I won’t lie. I felt some guilt bringing her up to a new town, only for her to be separated from us for nearly a year in 2020. Yes, there were tough moments. But that reunion? Well, I’ll never forget it. And once Autumn Fields was open again, she would give me until 4:15 to walk through those doors to see her, knowing my contracted time teaching at the school ended at 3:50. But at 4:15? She would call, asking if I was coming to see her. And she would be waiting for me, right inside the front door of the lobby, usually with some crackers or cookies she had saved from lunch,for me to take home to the kids. She was always giving. And man, I’m going to miss those 4:15 visits every day.

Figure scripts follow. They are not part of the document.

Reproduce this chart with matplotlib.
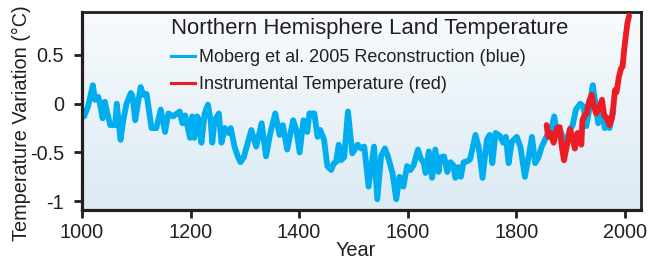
import numpy as np
import matplotlib
matplotlib.use("Agg")
import matplotlib.pyplot as plt
from matplotlib.lines import Line2D
from matplotlib.colors import LinearSegmentedColormap

plt.rcParams['font.family'] = ['Liberation Sans', 'DejaVu Sans']

# Moberg et al. 2005 reconstruction (blue)
blue_years = [1000, 1004, 1011, 1020, 1024, 1030, 1033, 1038, 1042, 1046, 1052, 1061, 1064, 1071,
              1076, 1082, 1090, 1093, 1098, 1108, 1113, 1119, 1128, 1137, 1145, 1153, 1159, 1168,
              1180, 1185, 1190, 1199, 1203, 1207, 1212, 1216, 1220, 1226, 1232, 1237, 1240, 1244,
              1252, 1257, 1263, 1269, 1274, 1281, 1287, 1292, 1298, 1303, 1312, 1321, 1331, 1339,
              1347, 1356, 1364, 1370, 1378, 1389, 1395, 1401, 1408, 1415, 1419, 1428, 1434, 1439,
              1446, 1452, 1459, 1464, 1468, 1473, 1477, 1483, 1490, 1498, 1508, 1514, 1520, 1528,
              1538, 1544, 1551, 1558, 1563, 1572, 1579, 1585, 1592, 1599, 1605, 1611, 1619, 1624,
              1630, 1633, 1639, 1645, 1651, 1657, 1660, 1667, 1673, 1679, 1684, 1688, 1693, 1698,
              1703, 1710, 1715, 1719, 1725, 1731, 1738, 1746, 1751, 1756, 1762, 1770, 1776, 1781,
              1786, 1792, 1801, 1808, 1816, 1823, 1829, 1835, 1841, 1847, 1853, 1859, 1864, 1870,
              1875, 1881, 1887, 1893, 1899, 1904, 1910, 1918, 1924, 1929, 1935, 1941, 1945, 1951,
              1958, 1963, 1967, 1972, 1976, 1979]
blue_values = [-0.12, -0.13, -0.03, 0.19, 0.04, 0.07, 0.0, -0.15, 0.02, -0.08, -0.22, -0.22, 0.0, -0.37,
               -0.17, 0.0, 0.11, 0.08, -0.17, 0.17, 0.09, 0.1, -0.25, -0.25, -0.06, -0.29, -0.1, -0.13,
               -0.08, -0.2, -0.12, -0.35, -0.13, -0.35, -0.13, -0.17, -0.4, -0.1, -0.01, -0.17, -0.4, -0.18,
               -0.1, -0.4, -0.25, -0.3, -0.25, -0.44, -0.54, -0.6, -0.55, -0.45, -0.27, -0.44, -0.2, -0.54,
               -0.3, -0.1, -0.32, -0.22, -0.47, -0.17, -0.27, -0.5, -0.17, -0.29, -0.1, -0.1, -0.34, -0.27,
               -0.37, -0.64, -0.68, -0.61, -0.6, -0.42, -0.58, -0.55, -0.08, -0.51, -0.42, -0.46, -0.44, -0.85,
               -0.44, -0.98, -0.54, -0.46, -0.53, -0.71, -0.98, -0.75, -0.85, -0.64, -0.68, -0.63, -0.47, -0.56,
               -0.61, -0.71, -0.49, -0.76, -0.47, -0.7, -0.55, -0.54, -0.7, -0.6, -0.63, -0.76, -0.65, -0.75,
               -0.6, -0.59, -0.57, -0.47, -0.32, -0.45, -0.76, -0.37, -0.32, -0.61, -0.3, -0.33, -0.4, -0.34,
               -0.61, -0.39, -0.34, -0.45, -0.75, -0.54, -0.34, -0.61, -0.55, -0.44, -0.37, -0.3, -0.28, -0.13,
               -0.3, -0.27, -0.37, -0.37, -0.27, -0.22, -0.06, 0.0, -0.03, -0.23, -0.05, 0.19, 0.04, -0.2,
               -0.03, -0.25, -0.23, -0.25, -0.15, -0.08]

# Instrumental temperature (red)
red_years = [1856, 1859, 1863, 1869, 1875, 1880, 1884, 1888, 1893, 1899, 1903, 1908, 1913, 1918,
             1920, 1922, 1926, 1930, 1934, 1939, 1943, 1947, 1952, 1958, 1962, 1966, 1972, 1976,
             1979, 1982, 1985, 1989, 1993, 1996, 1999, 2002, 2005, 2008]
red_values = [-0.22, -0.34, -0.3, -0.4, -0.25, -0.24, -0.44, -0.58, -0.44, -0.26, -0.33, -0.46, -0.3, -0.38,
              -0.42, -0.17, -0.12, -0.1, 0.02, 0.09, -0.02, -0.1, -0.06, 0.04, -0.12, -0.14, -0.22, -0.15,
              -0.03, 0.14, 0.12, 0.27, 0.36, 0.38, 0.56, 0.7, 0.83, 0.9]

x_ticks = [1000, 1200, 1400, 1600, 1800, 2000]
y_ticks = [-1, -0.5, 0, 0.5]
y_ticklabels = ['-1', '-0.5', '0', '0.5']

title = 'Northern Hemisphere Land Temperature'
blue_label = 'Moberg et al. 2005 Reconstruction (blue)'
red_label = 'Instrumental Temperature (red)'

BLUE = '#00aeef'
RED = '#ed1c24'
INK = '#231f20'

fig = plt.figure(figsize=(6.54, 2.61), dpi=100)
ax = fig.add_axes([0.1254, 0.1954, 0.8548, 0.7586])

# gradient background
grad = np.linspace(0, 1, 256).reshape(-1, 1)
cmap = LinearSegmentedColormap.from_list('bg', ['#dbeaf3', '#f8fbfd'])
ax.imshow(grad, aspect='auto', cmap=cmap, origin='lower',
          extent=[0, 1, 0, 1], transform=ax.transAxes, zorder=0)

ax.plot(blue_years, blue_values, color=BLUE, lw=4.2, solid_joinstyle='round',
        solid_capstyle='round', zorder=2)
ax.plot(red_years, red_values, color=RED, lw=4.2, solid_joinstyle='round',
        solid_capstyle='round', zorder=3)

ax.set_xlim(1000, 2030)
ax.set_ylim(-1.09, 0.94)
ax.set_xticks(x_ticks)
ax.set_yticks(y_ticks)
ax.set_yticklabels(y_ticklabels)
ax.tick_params(direction='out', length=6, width=2, color=INK, labelcolor=INK,
               labelsize=14.3)
ax.tick_params(axis='x', pad=3.5)
ax.tick_params(axis='y', pad=7)
for s in ax.spines.values():
    s.set_color(INK)
    s.set_linewidth(2)
ax.spines['left'].set_linewidth(2.3)
ax.spines['bottom'].set_linewidth(2.3)

ax.set_xlabel('Year', fontsize=14.3, color=INK)
ax.set_ylabel('Temperature Variation (°C)', fontsize=14.3, color=INK)
ax.xaxis.set_label_coords(0.49, -0.157)
ax.yaxis.set_label_coords(-0.091, 0.437)

handles = [Line2D([], [], color=BLUE, lw=2.2), Line2D([], [], color=RED, lw=2.2)]
leg = ax.legend(handles, [blue_label, red_label], title=title, loc='upper left',
                bbox_to_anchor=(0.137, 1.035), frameon=False, fontsize=13,
                title_fontsize=15.9, alignment='left', handlelength=1.3,
                handletextpad=0.23, labelspacing=0.56, borderpad=0.2)
for t in leg.get_texts():
    t.set_color(INK)
leg.get_title().set_color(INK)

fig.savefig('out.png', dpi=100)
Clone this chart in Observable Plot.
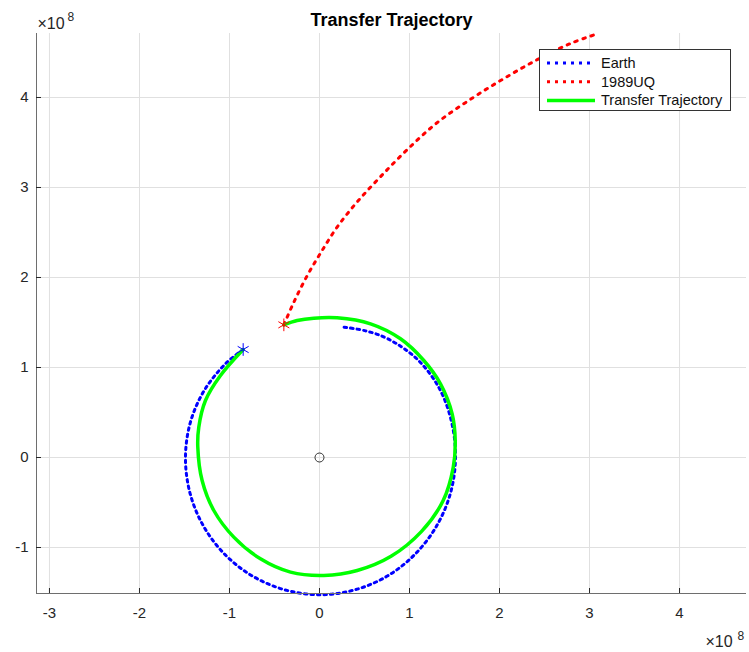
<!DOCTYPE html>
<html>
<head>
<meta charset="utf-8">
<script src="https://cdn.jsdelivr.net/npm/d3@7"></script>
<script src="https://cdn.jsdelivr.net/npm/@observablehq/plot@0.6"></script>
<style>
  body { margin: 0; background: white; }
  #wrap { position: relative; width: 749px; height: 652px; font-family: "Liberation Sans", Arial, Helvetica, sans-serif; }
  #legend { position: absolute; left: 539px; top: 49px; width: 190px; height: 60px; border: 1px solid #333; background: white; }
</style>
</head>
<body>
<div id="wrap"></div>
<script>
// axis limits and ticks (units of 1e8 km)
const xLimits = [-3.144, 4.744];
const yLimits = [-1.511, 4.711];
const xTicks = [-3, -2, -1, 0, 1, 2, 3, 4];
const yTicks = [-1, 0, 1, 2, 3, 4];

// Earth orbit (dotted blue)
const earthX = [-0.848, -1.043, -1.283, -1.436, -1.489, -1.441, -1.296, -1.064, -0.757, -0.393, 0.0, 0.394, 0.759, 1.068, 1.305, 1.457, 1.511, 1.468, 1.331, 1.089, 0.761, 0.512, 0.27];
const earthY = [1.2, 1.043, 0.741, 0.385, 0.0, -0.386, -0.749, -1.064, -1.310, -1.468, -1.525, -1.470, -1.314, -1.068, -0.754, -0.390, 0.0, 0.393, 0.769, 1.089, 1.318, 1.407, 1.448];

// 1989UQ path (dotted red)
const uqX = [-0.396, -0.285, -0.137, 0.011, 0.196, 0.419, 0.678, 0.974, 1.307, 1.678, 2.048, 2.419, 2.789, 3.085];
const uqY = [1.474, 1.726, 2.02, 2.27, 2.56, 2.84, 3.12, 3.42, 3.72, 3.98, 4.21, 4.42, 4.60, 4.707];

// Transfer trajectory (solid green)
const trX = [-0.848, -1.1, -1.267, -1.341, -1.352, -1.304, -1.174, -0.952, -0.656, -0.322, 0.048, 0.419, 0.795, 1.134, 1.373, 1.486, 1.508, 1.474, 1.344, 1.159, 0.9, 0.567, 0.196, -0.063, -0.248, -0.396];
const trY = [1.2, 0.911, 0.633, 0.337, 0.115, -0.256, -0.589, -0.885, -1.126, -1.274, -1.311, -1.256, -1.098, -0.821, -0.481, -0.109, 0.188, 0.485, 0.819, 1.078, 1.319, 1.485, 1.552, 1.548, 1.522, 1.474];

// special points
const sunPt = [{x: 0, y: 0}];
const departPt = [{x: -0.848, y: 1.2}];
const arrivePt = [{x: -0.396, y: 1.474}];

const seriesNames = ["Earth", "1989UQ", "Transfer Trajectory"];
const seriesColors = ["#0000ff", "#ff0000", "#00ff00"];
const titleText = "Transfer Trajectory";

const toRows = (xs, ys) => xs.map((x, i) => ({x, y: ys[i]}));
const earth = toRows(earthX, earthY);
const uq = toRows(uqX, uqY);
const tr = toRows(trX, trY);

const font = "'Liberation Sans', Arial, Helvetica, sans-serif";

const chart = Plot.plot({
  width: 749,
  height: 652,
  marginLeft: 36,
  marginRight: 3,
  marginTop: 33,
  marginBottom: 59,
  x: {domain: xLimits},
  y: {domain: yLimits},
  style: {fontFamily: font, fontSize: "15px", color: "#262626", background: "white", overflow: "visible"},
  marks: [
    Plot.gridX(xTicks, {stroke: "#e0e0e0", strokeOpacity: 1}),
    Plot.gridY(yTicks, {stroke: "#e0e0e0", strokeOpacity: 1}),
    Plot.line(earth, {x: "x", y: "y", curve: "catmull-rom", stroke: seriesColors[0], strokeWidth: 3, strokeDasharray: "2.5,4"}),
    Plot.line(uq, {x: "x", y: "y", curve: "catmull-rom", stroke: seriesColors[1], strokeWidth: 3, strokeDasharray: "2.5,6"}),
    Plot.line(tr, {x: "x", y: "y", curve: "catmull-rom", stroke: seriesColors[2], strokeWidth: 3.5}),
    Plot.dot(sunPt, {x: "x", y: "y", r: 4.5, stroke: "#333", strokeWidth: 1, fill: "none"}),
    Plot.dot(departPt, {x: "x", y: "y", r: 6, symbol: "asterisk", stroke: seriesColors[0], strokeWidth: 1}),
    Plot.dot(arrivePt, {x: "x", y: "y", r: 6, symbol: "asterisk", stroke: seriesColors[1], strokeWidth: 1}),
    Plot.ruleY([yLimits[0]], {stroke: "#6e6e6e", strokeWidth: 1}),
    Plot.ruleX([xLimits[0]], {stroke: "#6e6e6e", strokeWidth: 1}),
    Plot.axisX(xTicks, {anchor: "bottom", tickSize: -5, tickPadding: 19, label: null, tickFormat: d => String(d), stroke: "#262626", fontSize: 15}),
    Plot.axisY(yTicks, {anchor: "left", tickSize: -5, tickPadding: 13, label: null, tickFormat: d => String(d), stroke: "#262626", fontSize: 15}),
    Plot.text([titleText], {frameAnchor: "top", text: d => d, dy: -13, lineAnchor: "middle", fontWeight: "bold", fontSize: 18, fill: "black"}),
    Plot.text(["×10"], {frameAnchor: "top-left", text: d => d, textAnchor: "start", lineAnchor: "bottom", dx: 1, dy: -4.7, fontSize: 16, fill: "#262626"}),
    Plot.text(["8"], {frameAnchor: "top-left", text: d => d, textAnchor: "start", lineAnchor: "bottom", dx: 31, dy: -12.5, fontSize: 12, fill: "#262626"}),
    Plot.text(["×10"], {frameAnchor: "bottom-right", text: d => d, textAnchor: "start", lineAnchor: "bottom", dx: -41, dy: 53.7, fontSize: 16, fill: "#262626"}),
    Plot.text(["8"], {frameAnchor: "bottom-right", text: d => d, textAnchor: "start", lineAnchor: "bottom", dx: -9, dy: 46, fontSize: 12, fill: "#262626"})
  ]
});

const wrap = document.getElementById("wrap");
wrap.appendChild(chart);

// legend
const legend = document.createElement("div");
legend.id = "legend";
const ns = "http://www.w3.org/2000/svg";
const lsvg = document.createElementNS(ns, "svg");
lsvg.setAttribute("width", 190);
lsvg.setAttribute("height", 60);
const dashes = ["3,5", "3,5", null];
const widths = [3, 3, 3.5];
seriesNames.forEach((name, i) => {
  const cy = 13 + i * 18.7;
  const ln = document.createElementNS(ns, "line");
  ln.setAttribute("x1", 7); ln.setAttribute("x2", 55);
  ln.setAttribute("y1", cy); ln.setAttribute("y2", cy);
  ln.setAttribute("stroke", seriesColors[i]);
  ln.setAttribute("stroke-width", widths[i]);
  if (dashes[i]) ln.setAttribute("stroke-dasharray", dashes[i]);
  lsvg.appendChild(ln);
  const t = document.createElementNS(ns, "text");
  t.setAttribute("x", 61); t.setAttribute("y", cy);
  t.setAttribute("dy", "0.35em");
  t.setAttribute("font-family", font);
  t.setAttribute("font-size", "14.5px");
  t.setAttribute("fill", "#111");
  t.textContent = name;
  lsvg.appendChild(t);
});
legend.appendChild(lsvg);
wrap.appendChild(legend);
</script>
</body>
</html>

1 Corinthians 13: “[Love] always protects, always trusts, always hopes, always perseveres.Love never fails.”
Grandma wasn’t one to say “I love you” to me and Willy. But every single time we said, “I love you,” she responded with, “I do you, too.” We said it every conversation. And she always responded the same. It was her thing. Oh, how Willy and I cherished it. Without a doubt, we knew she loved us with all she had.
Grandma, we are going to miss you terribly. I’m so thankful for the almost 44 years I had you in my life. We know exactly where you are – and it’s more beautiful than anything this earth could provide. We also know we will see you again. I love you. And I can absolutely hear you saying it too: “I do you, too.”